While there are not typically formal legal requirements for a revocation of a power of attorney, it is likely best to at least require the revocation be in writing and signed by, if not presented to the institution by, the principal before recognizing the revocation. Additionally, since the principal would need to be competent at the time of the revocation, requiring this signature to be notarized and set up more like a formal affidavit would provide an additional layer of protection should questions arise in the future.
Typically, it is advised that clients tailor the writing specifically to each situation, as opposed to using standard forms. This allows the institution to have the principal sign a document that identifies the actions they are taking with particularity to remove any possible questions later.
To finish, and likely the most complicated situation, is what to do when the directions of the principal and the agent are in conflict. Similar with the revocation, documentation on the institution’s side will be extremely important. In these situations, tempers within the family can often run very hot, which often increases the chance of legal action down the road.
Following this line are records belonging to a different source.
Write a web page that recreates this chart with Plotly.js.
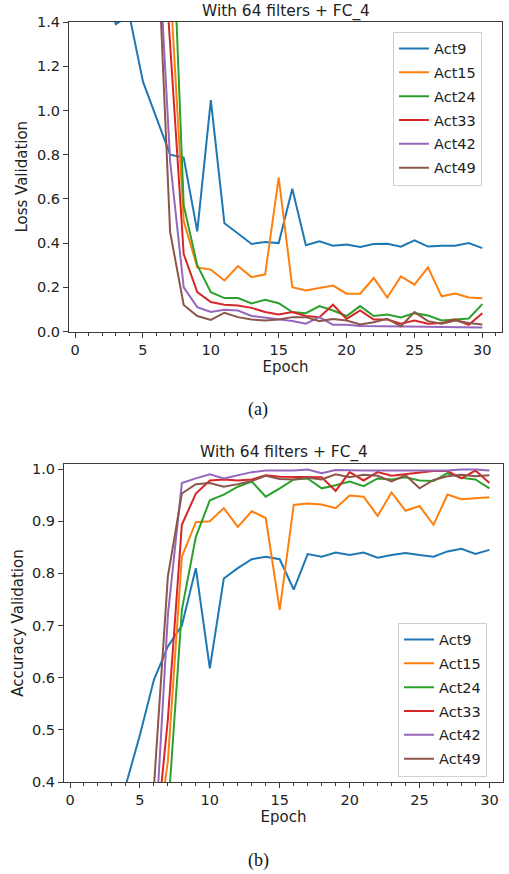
<!DOCTYPE html>
<html>
<head>
<meta charset="utf-8">
<script src="https://cdn.plot.ly/plotly-3.0.1.min.js"></script>
<style>
  html, body { margin: 0; padding: 0; background: #ffffff; }
  #chart { width: 509px; height: 874px; }
</style>
</head>
<body>
<div id="chart"></div>
<script>
// ---------- data ----------
const epochs = [1,2,3,4,5,6,7,8,9,10,11,12,13,14,15,16,17,18,19,20,21,22,23,24,25,26,27,28,29,30];
const seriesNames = ["Act9", "Act15", "Act24", "Act33", "Act42", "Act49"];
const xTickLabels = ["0", "5", "10", "15", "20", "25", "30"];
const titleText = "With 64 filters + FC_4";

// (a) validation loss
const lossAct9  = [2.2, 1.6, 1.39, 1.43, 1.13, 0.965, 0.80, 0.787, 0.453, 1.047, 0.49, 0.443, 0.396, 0.405, 0.40, 0.646, 0.39, 0.408, 0.388, 0.394, 0.382, 0.396, 0.397, 0.384, 0.412, 0.384, 0.388, 0.388, 0.40, 0.377];
const lossAct15 = [4.5, 3.8, 3.2, 2.8, 2.4, 2.0, 1.57, 0.50, 0.29, 0.28, 0.231, 0.296, 0.246, 0.258, 0.696, 0.20, 0.186, 0.198, 0.208, 0.171, 0.171, 0.242, 0.154, 0.249, 0.212, 0.29, 0.159, 0.172, 0.154, 0.15];
const lossAct24 = [5.0, 4.2, 3.6, 3.1, 2.8, 2.5, 2.15, 0.57, 0.30, 0.178, 0.151, 0.151, 0.127, 0.144, 0.128, 0.088, 0.083, 0.115, 0.095, 0.07, 0.115, 0.07, 0.077, 0.063, 0.083, 0.072, 0.05, 0.054, 0.059, 0.124];
const lossAct33 = [4.8, 4.0, 3.4, 3.0, 2.6, 2.23, 1.30, 0.35, 0.178, 0.133, 0.121, 0.118, 0.107, 0.088, 0.077, 0.088, 0.07, 0.065, 0.121, 0.057, 0.095, 0.054, 0.054, 0.035, 0.05, 0.035, 0.038, 0.054, 0.03, 0.083];
const lossAct42 = [4.6, 3.9, 3.2, 2.7, 2.3, 1.92, 0.77, 0.20, 0.11, 0.088, 0.098, 0.095, 0.07, 0.063, 0.054, 0.047, 0.035, 0.065, 0.03, 0.03, 0.025, 0.025, 0.024, 0.024, 0.022, 0.022, 0.02, 0.02, 0.018, 0.018];
const lossAct49 = [4.4, 3.7, 3.1, 2.6, 2.2, 1.87, 0.45, 0.12, 0.07, 0.052, 0.085, 0.065, 0.054, 0.05, 0.054, 0.065, 0.065, 0.047, 0.057, 0.05, 0.032, 0.042, 0.057, 0.024, 0.088, 0.047, 0.035, 0.05, 0.038, 0.032];

// (b) validation accuracy
const accAct9  = [0.25, 0.28, 0.33, 0.395, 0.49, 0.596, 0.66, 0.70, 0.81, 0.618, 0.79, 0.81, 0.827, 0.832, 0.827, 0.769, 0.837, 0.832, 0.84, 0.835, 0.84, 0.83, 0.835, 0.839, 0.835, 0.832, 0.842, 0.847, 0.837, 0.845];
const accAct15 = [0.25, 0.25, 0.25, 0.25, 0.25, 0.25, 0.44, 0.832, 0.898, 0.90, 0.925, 0.889, 0.919, 0.906, 0.73, 0.931, 0.934, 0.932, 0.925, 0.949, 0.947, 0.91, 0.955, 0.92, 0.929, 0.893, 0.951, 0.942, 0.944, 0.946];
const accAct24 = [0.25, 0.25, 0.25, 0.25, 0.25, 0.25, 0.338, 0.73, 0.87, 0.94, 0.951, 0.966, 0.976, 0.947, 0.963, 0.98, 0.982, 0.963, 0.969, 0.976, 0.967, 0.982, 0.98, 0.984, 0.978, 0.977, 0.992, 0.983, 0.98, 0.963];
const accAct33 = [0.25, 0.25, 0.25, 0.25, 0.25, 0.25, 0.52, 0.893, 0.953, 0.978, 0.98, 0.978, 0.98, 0.988, 0.985, 0.985, 0.984, 0.984, 0.958, 0.994, 0.978, 0.994, 0.987, 0.99, 0.994, 0.996, 0.996, 0.982, 0.997, 0.973];
const accAct42 = [0.25, 0.25, 0.25, 0.25, 0.25, 0.25, 0.72, 0.973, 0.982, 0.99, 0.982, 0.988, 0.994, 0.997, 0.997, 0.997, 0.999, 0.992, 0.998, 0.997, 0.997, 0.997, 0.997, 0.997, 0.997, 0.997, 0.997, 0.999, 0.999, 0.997];
const accAct49 = [0.25, 0.25, 0.25, 0.25, 0.25, 0.39, 0.794, 0.953, 0.971, 0.973, 0.966, 0.971, 0.977, 0.987, 0.981, 0.98, 0.983, 0.98, 0.99, 0.984, 0.989, 0.987, 0.976, 0.988, 0.963, 0.979, 0.986, 0.989, 0.986, 0.988];

const lossSeries = [lossAct9, lossAct15, lossAct24, lossAct33, lossAct42, lossAct49];
const accSeries  = [accAct9, accAct15, accAct24, accAct33, accAct42, accAct49];
const colors = ["#1f77b4", "#ff7f0e", "#2ca02c", "#d62728", "#9467bd", "#8c564b"];

// ---------- layout helpers ----------
const W = 509, H = 874;
const px = v => v / W;
const py = v => 1 - v / H;
const FONT = "DejaVu Sans, Liberation Sans, sans-serif";
const AX = "#3a3a3a";

const traces = [];
seriesNames.forEach((name, i) => {
  traces.push({
    x: epochs, y: lossSeries[i], name: name, type: "scatter", mode: "lines",
    line: { color: colors[i], width: 2 }, xaxis: "x", yaxis: "y",
    legend: "legend", legendgroup: "a" + i
  });
});
seriesNames.forEach((name, i) => {
  traces.push({
    x: epochs, y: accSeries[i], name: name, type: "scatter", mode: "lines",
    line: { color: colors[i], width: 2 }, xaxis: "x2", yaxis: "y2",
    legend: "legend2", legendgroup: "b" + i
  });
});

function xAxis(domain, range, anchor) {
  return {
    domain: domain, range: range, anchor: anchor,
    tickmode: "array", tickvals: xTickLabels.map(Number), ticktext: xTickLabels,
    ticks: "outside", ticklen: 5, tickwidth: 1, tickcolor: AX,
    minor: { tickmode: "linear", tick0: 0, dtick: 1, ticks: "outside", ticklen: 3, tickwidth: 1, tickcolor: AX, showgrid: false },
    showline: true, linecolor: AX, linewidth: 1, mirror: true,
    showgrid: false, zeroline: false,
    tickfont: { family: FONT, size: 14.5, color: "#222" },
    title: { text: "Epoch", font: { family: FONT, size: 15, color: "#222" }, standoff: 4 }
  };
}
function yAxis(domain, range, anchor, tick0, dtick, label, standoff) {
  return {
    domain: domain, range: range, anchor: anchor,
    tick0: tick0, dtick: dtick, tickformat: ".1f",
    ticks: "outside", ticklen: 5, tickwidth: 1, tickcolor: AX,
    showline: true, linecolor: AX, linewidth: 1, mirror: true,
    showgrid: false, zeroline: false,
    tickfont: { family: FONT, size: 14.5, color: "#222" },
    title: { text: label, font: { family: FONT, size: 15, color: "#222" }, standoff: standoff }
  };
}
function legendBox(x, y) {
  return {
    x: x, y: y, xanchor: "left", yanchor: "top",
    bgcolor: "rgba(255,255,255,0.85)", bordercolor: "#cfcfcf", borderwidth: 1,
    font: { family: FONT, size: 14.5, color: "#222" },
    tracegroupgap: 2, traceorder: "grouped"
  };
}

const layout = {
  width: W, height: H,
  margin: { l: 0, r: 0, t: 0, b: 0 },
  paper_bgcolor: "#ffffff", plot_bgcolor: "#ffffff",
  font: { family: FONT, color: "#222" },
  showlegend: true,
  xaxis: xAxis([px(69), px(502)], [-0.45, 31.45], "y"),
  yaxis: yAxis([py(331.5), py(22)], [0, 1.4], "x", 0, 0.2, "Loss Validation", 5),
  xaxis2: xAxis([px(64), px(503)], [-0.43, 30.97], "y2"),
  yaxis2: yAxis([py(782), py(464)], [0.4, 1.0096], "x2", 0.4, 0.1, "Accuracy Validation", 4),
  legend: legendBox(px(393), py(31.5)),
  legend2: legendBox(px(398), py(622.5)),
  annotations: [
    { text: titleText, xref: "paper", yref: "paper", x: px(285.5), y: py(12), xanchor: "center", yanchor: "middle", showarrow: false, font: { family: FONT, size: 15.4, color: "#222" } },
    { text: titleText, xref: "paper", yref: "paper", x: px(283.5), y: py(452), xanchor: "center", yanchor: "middle", showarrow: false, font: { family: FONT, size: 15.4, color: "#222" } },
    { text: "(a)", xref: "paper", yref: "paper", x: px(258), y: py(410), xanchor: "center", yanchor: "middle", showarrow: false, font: { family: "Liberation Serif, serif", size: 18, color: "#111" } },
    { text: "(b)", xref: "paper", yref: "paper", x: px(258.5), y: py(860), xanchor: "center", yanchor: "middle", showarrow: false, font: { family: "Liberation Serif, serif", size: 18, color: "#111" } }
  ]
};

Plotly.newPlot("chart", traces, layout, { staticPlot: true, displayModeBar: false });
</script>
</body>
</html>
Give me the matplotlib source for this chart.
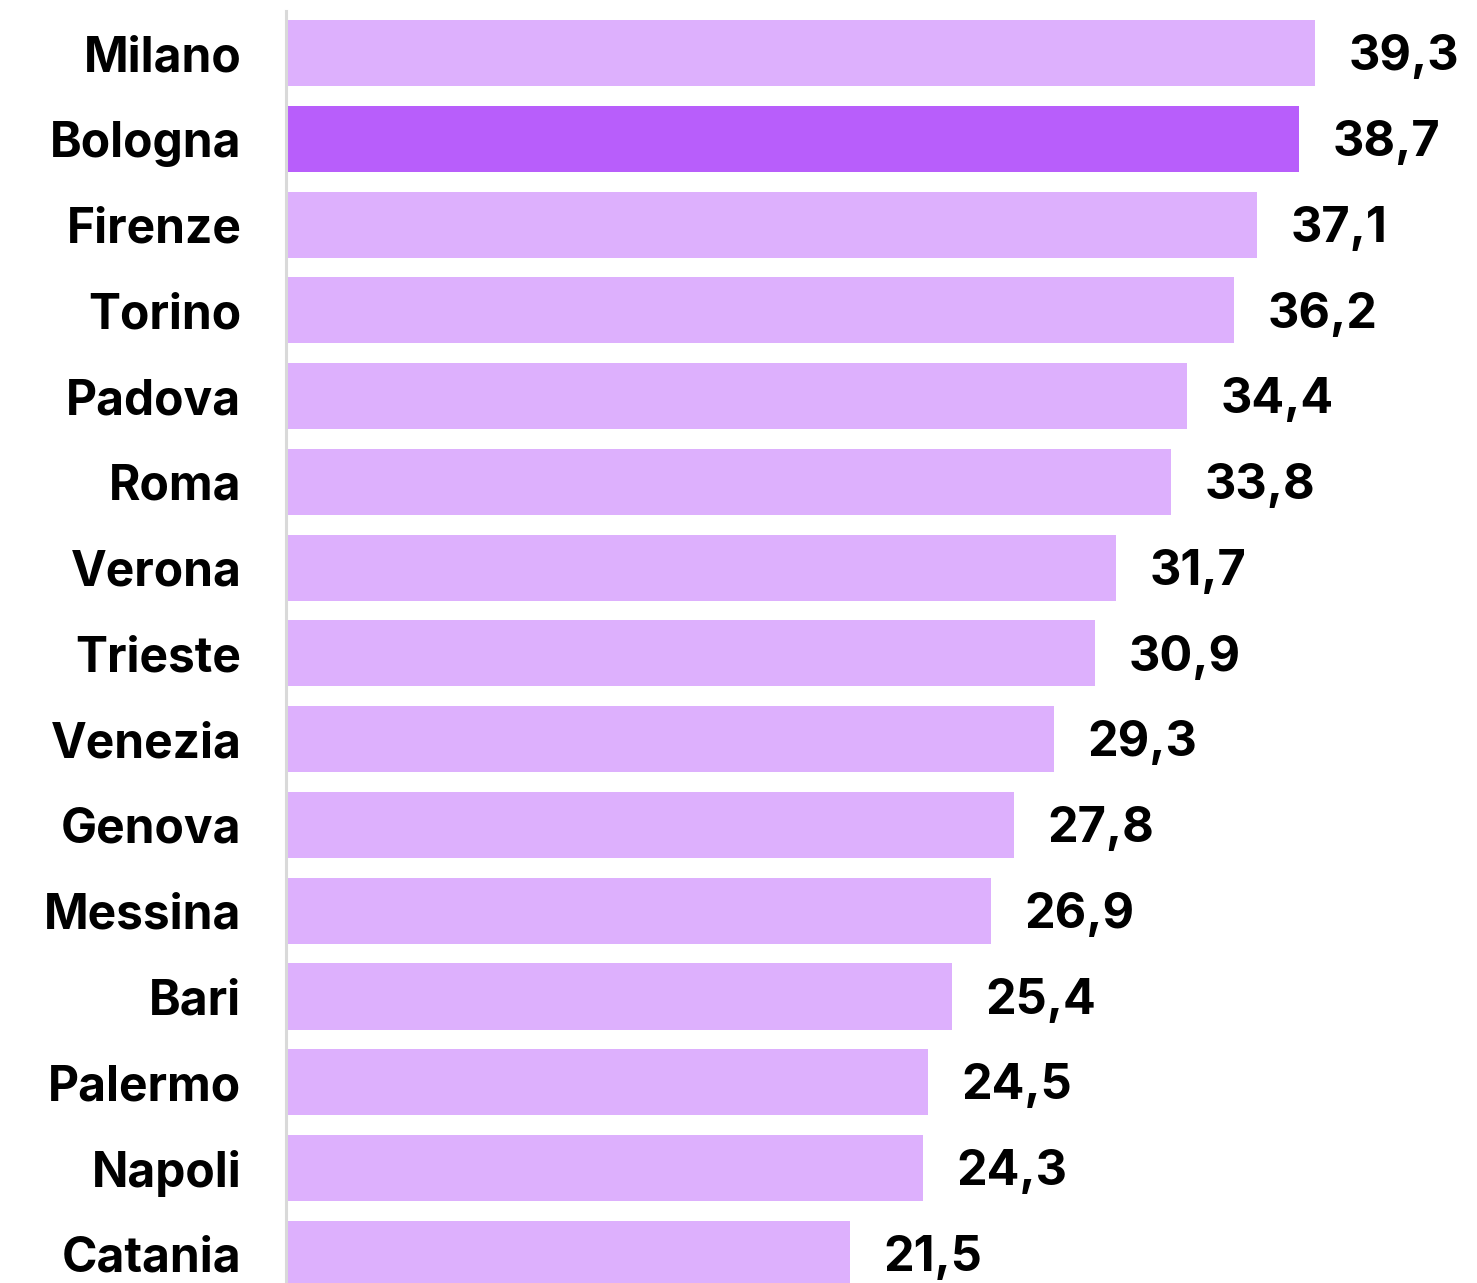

Signing a power of attorney does not remove the principal’s ability to act on their own behalf. This is one of the primary distinctions between powers of attorney and guardianships. A ward who has a guardian managing their finances cannot act on their own behalf, but a principal who has signed a power of attorney granting general authority to an agent can still take action independent of that agent.
Because there is also a fiduciary duty from the agent to the principal, the agent is also required to follow all reasonable directions from their principal. This doesn’t mean following the principal’s direction at every turn without question. It is best to document with specificity what action the principal is attempting to take, how it conflicts with what the agent is directing, and what the principal wants to do in light of that apparent conflict. Put all of this in writing (ideally in a notarized affidavit-style document) and have the principal sign for your records. This will help you protect your institution by documenting exactly what was happening at the time and will justify how your institution moved forward. This will, ideally, keep the dispute solely between the principal/surrounding individuals and reduce the overall potential exposure of the institution.
When in these situations, limiting exposure to the institution is usually the primary goal of the documentation, so when in doubt, document everything. As discussed, many of the questions surrounding a power of attorney will be determined by the document itself, but when there is a grey area, it’s always best to over-document your activity. This is made all the easier if you’ve already taken the preliminary steps to verify the power of attorney before a controversy arises.
This blog is not a solicitation for business and it is not intended to constitute legal advice on specific matters, create an attorney-client relationship or be legally binding in any way.